The long slow holds of Yin yoga, and more importantly, the slow, mindful transitions between poses help to make the practice one of nurturing rather than harm, providing that practitioners and teachers respect the need to more slowly. As a sloe, simple, meditative practice, yin helps us learn to respond instead of reacting. This helps us stand in our courage-remember courage is not the absence of fear but the ability to feel afraid without being paralyzed. The intense sensations that come up in our bodies during our yoga practices allow us to sit in the physical discomfort, with out trying to fix it, change it or push it away. This provides the perfect training ground for sitting in our emotional discomfort and to be courageous in the face of fear without resorting to harmful actions.

Yoga helps create balance. 

In being able to sit with ourselves and not compare our learning to others, we practice the concept of non-violence.

Violence is nuanced and can take on many faces beyond physical action. In talking about race, power, and privilege, there are so many ways that we get caught up in replicating the unhealthy patterns of white supremacy. When consider ourselves to be more advanced practitioners (we believe we are “better” at being non racist, we make judgments about others for where they are at in their process, we hide the places where we fail to meet our ideals) we are acting out white supremacy, we are creating spaces of violence. These ideas of white supremacy hold us to concepts that claim people can be “better” than others, that hierarchy is natural and exists in all spheres and that there is an endpoint to growth and understanding. By placing individual over collective, we highlight one of the most damaging tenets of white superiority, we underline that power is paramount and that using harmful thoughts and actions are the best ways to get us to where we want to be.

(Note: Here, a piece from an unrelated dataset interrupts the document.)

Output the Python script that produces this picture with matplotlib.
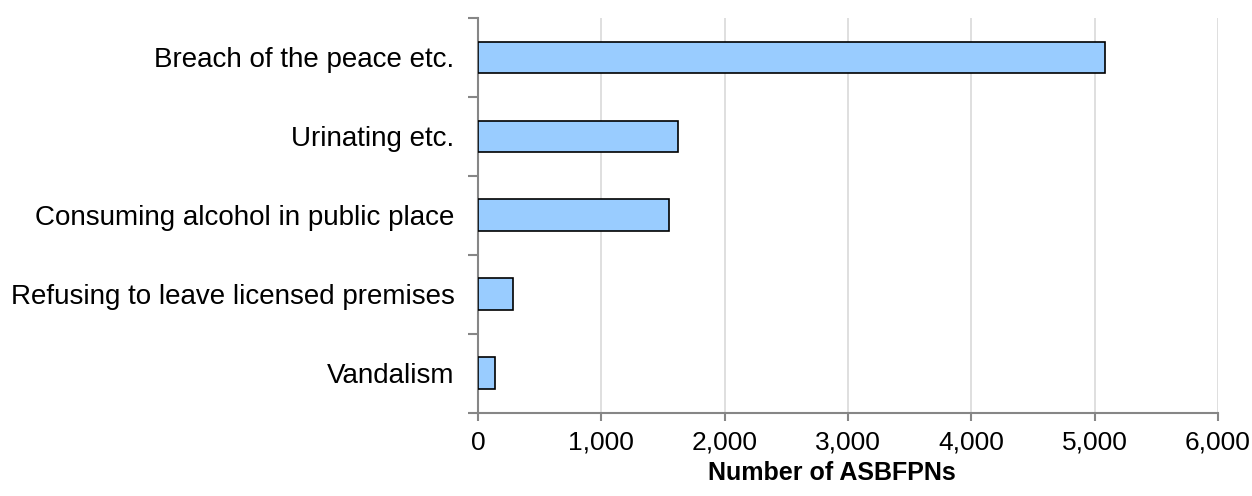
import matplotlib
matplotlib.use("Agg")
import matplotlib.pyplot as plt
from matplotlib.ticker import FuncFormatter, FixedLocator

plt.rcParams["font.family"] = ["Liberation Sans", "DejaVu Sans"]

# ---------- Data (top to bottom) ----------
categories = [
    "Breach of the peace etc.",
    "Urinating etc.",
    "Consuming alcohol in public place",
    "Refusing to leave licensed premises",
    "Vandalism",
]
counts = [5085, 1620, 1550, 283, 141]
x_ticks = [0, 1000, 2000, 3000, 4000, 5000, 6000]

AXIS_GREY = "#868686"

fig = plt.figure(figsize=(12.52, 4.96), dpi=100)
ax = fig.add_axes([0.3818, 0.168, 0.5910, 0.796])

ypos = list(range(len(categories)))[::-1]
ax.barh(ypos, counts, height=0.4, color="#99ccff",
        edgecolor="black", linewidth=1.2, zorder=3)

ax.set_xlim(0, 6000)
ax.set_ylim(-0.5, len(categories) - 0.5)

ax.xaxis.set_major_locator(FixedLocator(x_ticks))
ax.xaxis.set_major_formatter(FuncFormatter(lambda v, p: f"{int(v):,}"))
ax.grid(axis="x", color="#d9d9d9", linewidth=1.2, zorder=0)

ax.set_yticks(ypos)
ax.set_yticklabels(categories)
ax.yaxis.set_minor_locator(FixedLocator([i - 0.5 for i in range(len(categories) + 1)]))
ax.tick_params(axis="y", which="major", length=0, pad=17, labelsize=20)
ax.tick_params(axis="y", which="minor", length=7, width=1.5, color=AXIS_GREY)
ax.tick_params(axis="x", which="major", length=6, width=1.5, color=AXIS_GREY,
               labelsize=19, pad=7)

for s in ("top", "right"):
    ax.spines[s].set_visible(False)
for s in ("left", "bottom"):
    ax.spines[s].set_color(AXIS_GREY)
    ax.spines[s].set_linewidth(1.5)

ax.set_xlabel("Number of ASBFPNs", fontsize=18, fontweight="bold")
ax.xaxis.set_label_coords(0.478, -0.123)

fig.savefig("out.png", dpi=100)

Justice and Equity work are deep internal processes, without attending to our own internalized racism and superiority, it is almost impossible to make lasting change. Yoga and the foundation of yoga theory is one system that can provide support in beginning to examine different ways of being.

We get to practice action rather than reaction. Through facing our physical blocks, emotional fears, and limiting assumptions, we can develop empathy for the many faces that systems work takes. We can start to see that each of us is at a different place in our journey and support the forward momentum rather than persecuting folks for not being as far as we think we are.

The idea of non-violence asks us to examine all the ways in which violent action has been coded into our coping mechanisms. It asks us to investigate the intentions behind that violence and whether our long term outcomes can really be achieved through the subjugation or physical harm of another. It also gives us time to examine how much harm we do to ourselves when we lead with violence toward another.

Yoga provides the method, the outcome can be transformation.